En la tarde del jueves 19 de mayo, entre las carpas de Sol, encontré a un amigo argentino. Llevaba a hombros a su hija, Tania, a la que en mi impericia calculo cinco o seis años de edad. Me contó –el amigo- que camino de la acampada la niña le había preguntado qué hacían todos aquellos jóvenes allí. El padre explicó, escueta pero certeramente, que se hallaban muy enfadados con todo lo que estaba pasando. Al llegar, la niña deambuló un rato entre las carpas y dijo: “Y si están tan enfadados, ¿por qué parecen todos tan contentos?”.

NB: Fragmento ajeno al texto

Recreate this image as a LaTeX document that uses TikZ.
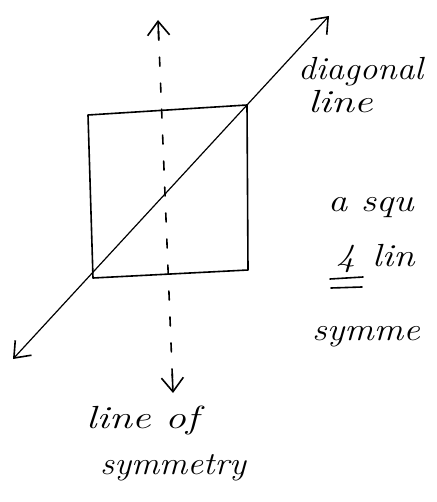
\documentclass[tikz,border=0pt]{standalone}
\usetikzlibrary{arrows.meta,calc}
\begin{document}
\begin{tikzpicture}[x=1pt,y=-1pt,
  ink/.style={line width=1.6pt,line cap=round,line join=round,black},
  barb/.style={-{Straight Barb[length=14pt,width=22pt,line width=1.6pt]}},
  dashline/.style={ink,dash pattern=on 9pt off 17pt},
  hand/.style={font=\fontsize{32}{36}\selectfont\itshape,inner sep=0pt,anchor=base west}]
\useasboundingbox (0,0) rectangle (436,502);
% square corners
\coordinate (tl) at (88,115);
\coordinate (tr) at (247,105);
\coordinate (br) at (248,270);
\coordinate (bl) at (93,278);
\draw[ink] (tl) -- (tr) -- (br) -- (bl) -- cycle;
% diagonal line
\coordinate (dtop) at (329,16);
\coordinate (dbot) at (13,359);
\draw[ink,line width=1.2pt,{Straight Barb[length=14pt,width=22pt,line width=1.6pt]}-{Straight Barb[length=14pt,width=22pt,line width=1.6pt]}] (dbot) -- (dtop);
% line of symmetry
\coordinate (vtop) at (158,20);
\coordinate (vbot) at (173,393);
\draw[dashline] ($(vtop)!0.03!(vbot)$) -- ($(vtop)!0.97!(vbot)$);
\draw[ink,barb] ($(vtop)!0.05!(vbot)$) -- (vtop);
\draw[ink,barb] ($(vbot)!0.05!(vtop)$) -- (vbot);
% labels
\node[hand] (dl1) at (298,80) {\scalebox{1.1}[1]{diagonal}};
\node[hand] (dl2) at (308,113) {\scalebox{1.3}[1]{line}};
\node[hand] (sq1) at (328,212) {\scalebox{1.2}[1]{a squ}};
\node[hand] (sq2a) at (336,266) {\scalebox{1.2}[1]{4}};
\node[hand] (sq2b) at (372,266) {\scalebox{1.2}[1]{lin}};
\coordinate (u1a) at (330,279);
\coordinate (u1b) at (363,277);
\coordinate (u2a) at (331,288);
\coordinate (u2b) at (362,287);
\draw[ink] (u1a) -- (u1b);
\draw[ink] (u2a) -- (u2b);
\node[hand] (sq3) at (312,340) {\scalebox{1.15}[1]{symme}};
\node[hand] (ls1) at (86,428) {\scalebox{1.3}[1]{line of}};
\node[hand] (ls2) at (100,474) {\scalebox{1.1}[1]{symmetry}};
\end{tikzpicture}
\end{document}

Esos caminos pasan siempre por la generación de espacios de autonomía en los que se hagan valer reglas del juego diferentes de las que impone el sistema que padecemos, por la autogestión y por un franco recelo en lo que se refiere a las presuntas virtudes del crecimiento y del consumo. Da en el clavo al respecto el proverbio que Ramón Fernández Durán cita en uno de los libros que hoy presentamos. Reza así: “Lo primero que hay que hacer para salir del pozo es dejar de cavar”.